__Data excerpt__:
········

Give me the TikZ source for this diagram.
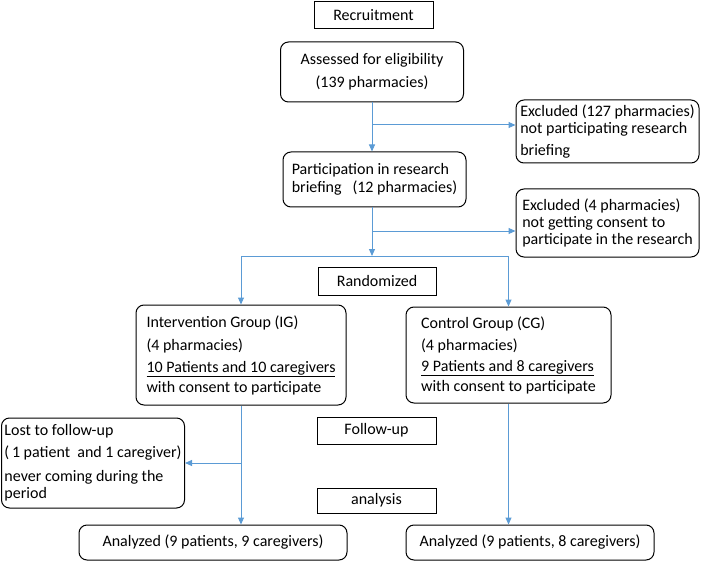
\documentclass[tikz,border=0pt]{standalone}
\usepackage{fontspec}
\setmainfont{Carlito}
\usetikzlibrary{arrows.meta}
\usetikzlibrary{positioning}
\definecolor{flowblue}{RGB}{91,155,213}

\begin{document}
\begin{tikzpicture}[x=1pt, y=-1pt,
        every node/.style={font=\fontsize{16}{17}\selectfont, inner sep=0pt},
        stagebox/.style={draw, line width=1pt},
        flowbox/.style={draw, line width=1pt, rounded corners=8pt},
        flow/.style={flowblue, line width=1pt, -{Triangle[width=6pt, length=7pt]}},
        flowline/.style={flowblue, line width=1pt}]
        \useasboundingbox (0,0) rectangle (711,561);

        % Top: recruitment and eligibility
        \node[stagebox, minimum width=119, minimum height=27] (recruit) at (373.5,15.5) {Recruitment};
        \node[flowbox, minimum width=183, minimum height=60, align=center] (assess) at (372,72)
            {Assessed for eligibility\\[6pt](139 pharmacies)};

        % Exclusions on the right
        \node[flowbox, minimum width=183, minimum height=63, align=left] (excl1) at (607.5,131.5)
            {Excluded (127 pharmacies)\\not participating research\\[5pt]briefing};
        \node[flowbox, minimum width=183, minimum height=55, align=left] (partic) at (374.5,179.5)
            {Participation in research\\[1pt]briefing\ \ \ (12 pharmacies)};
        \node[flowbox, minimum width=183, minimum height=68, align=left] (excl2) at (607.5,223)
            {Excluded (4 pharmacies)\\not getting consent to\\participate in the research};

        % Randomization
        \node[stagebox, minimum width=118, minimum height=28] (random) at (377,281) {Randomized};
        \node[flowbox, minimum width=210, minimum height=100, align=left] (ig) at (241,355)
            {Intervention Group (IG)\\[6pt](4 pharmacies)\\[5pt]\underline{10 Patients and 10 caregivers}\\[3pt]with consent to participate};
        \node[flowbox, minimum width=205, minimum height=96, align=left] (cg) at (508.5,355)
            {Control Group (CG)\\[5pt](4 pharmacies)\\[4pt]\underline{9 Patients and 8 caregivers}\\[3pt]with consent to participate};

        % Follow-up and analysis
        \node[stagebox, minimum width=119, minimum height=27] (follow) at (376.5,430.5) {Follow-up};
        \node[stagebox, minimum width=119, minimum height=25] (analysis) at (376.5,500.5) {analysis};
        \node[flowbox, minimum width=183, minimum height=90, align=left] (lost) at (93,463)
            {Lost to follow-up\\[5pt](\,1 patient\ \ and 1 caregiver)\\[7pt]never coming during the\\period};
        \node[flowbox, minimum width=268, minimum height=35] (anal1) at (213,542.5) {Analyzed (9 patients, 9 caregivers)};
        \node[flowbox, minimum width=248, minimum height=35] (anal2) at (530,542.5) {Analyzed (9 patients, 8 caregivers)};

        % Connectors
        \coordinate (b1) at (372,125);
        \coordinate (b2) at (372,231);
        \coordinate (split) at (372,256);
        \draw[flow] (assess.south) -- (assess.south |- partic.north);
        \draw[flow] (b1) -- (b1 -| excl1.west);
        \draw[flow] (partic.south -| split) -- (split);
        \draw[flow] (b2) -- (b2 -| excl2.west);
        \draw[flowline] (split -| ig.north) -- (split -| cg.north);
        \draw[flow] (split -| ig.north) -- (ig.north);
        \draw[flow] (split -| cg.north) -- (cg.north);
        \draw[flow] (ig.south) -- (ig.south |- anal1.north);
        \draw[flow] (ig.south |- lost.east) -- (lost.east);
        \draw[flow] (cg.south) -- (cg.south |- anal2.north);
\end{tikzpicture}
\end{document}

········

__Your task__:
Write down every line from the opening of the listing to the line with "(0,0) rectangle (711,561);", both included, and nothing else; the pictures are omitted.

__Solution to this exercise__:
Give me the TikZ source for this diagram.
\documentclass[tikz,border=0pt]{standalone}
\usepackage{fontspec}
\setmainfont{Carlito}
\usetikzlibrary{arrows.meta}
\usetikzlibrary{positioning}
\definecolor{flowblue}{RGB}{91,155,213}

\begin{document}
\begin{tikzpicture}[x=1pt, y=-1pt,
        every node/.style={font=\fontsize{16}{17}\selectfont, inner sep=0pt},
        stagebox/.style={draw, line width=1pt},
        flowbox/.style={draw, line width=1pt, rounded corners=8pt},
        flow/.style={flowblue, line width=1pt, -{Triangle[width=6pt, length=7pt]}},
        flowline/.style={flowblue, line width=1pt}]
        \useasboundingbox (0,0) rectangle (711,561);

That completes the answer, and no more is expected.